In effect, whenever a request comes in that matches the conditions (POST method, correct path, correct Content-Type) a counter is incremented. If the rate of increase goes above 100 per minute, the request will be forwarded to the special be_429_slow_down backend.

If the requests come in slowly enough, they will be handled by the default backend.

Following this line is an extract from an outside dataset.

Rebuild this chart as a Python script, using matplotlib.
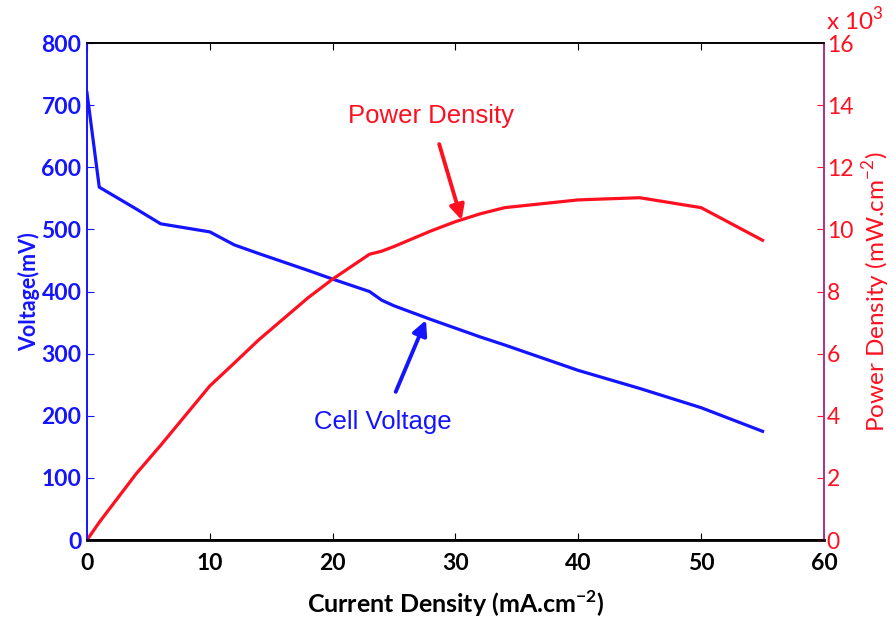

The be_429_slow_down backend uses the so called tarpit feature, usually used to bind and attacker’s resources by keeping a request open for a defined period of time before closing it. The HTTP tarpit option sends an error to the client. Unfortunately, HAProxy does not allow the specification of a particular HTTP response code for tarpits, but always defaults to 500. As we want to both slow broken clients down as well as inform them about the particular error cause, we use a little hack: Using errorfile we specify a custom file 429.http to be sent for 500 which in fact contains an HTTP 429 response. This goes against best practices, but works nicely nevertheless:

HTTP/1.1 429 Too Many Requests
Cache-Control: no-cache
Connection: close
Content-Type: text/plain
Retry-After: 60
Too Many Requests (HAP429).

See the HAProxy documentation for details.

Conclusion

Most examples found online for rate limiting with HAProxy are based purely on ports and IP addresses, not on higher level protocol information. It took us a little while to put together all the pieces and wrap our heads around the concept of HAProxy’s counters, stick-tables and the time of ACL evaluations.

The config described above has been in production for a few weeks now and works flawlessly, keeping our backend servers safe from problematic clients. Should the need for other limits arise in the future, we now have an effective way to handle those in a fine-grained way.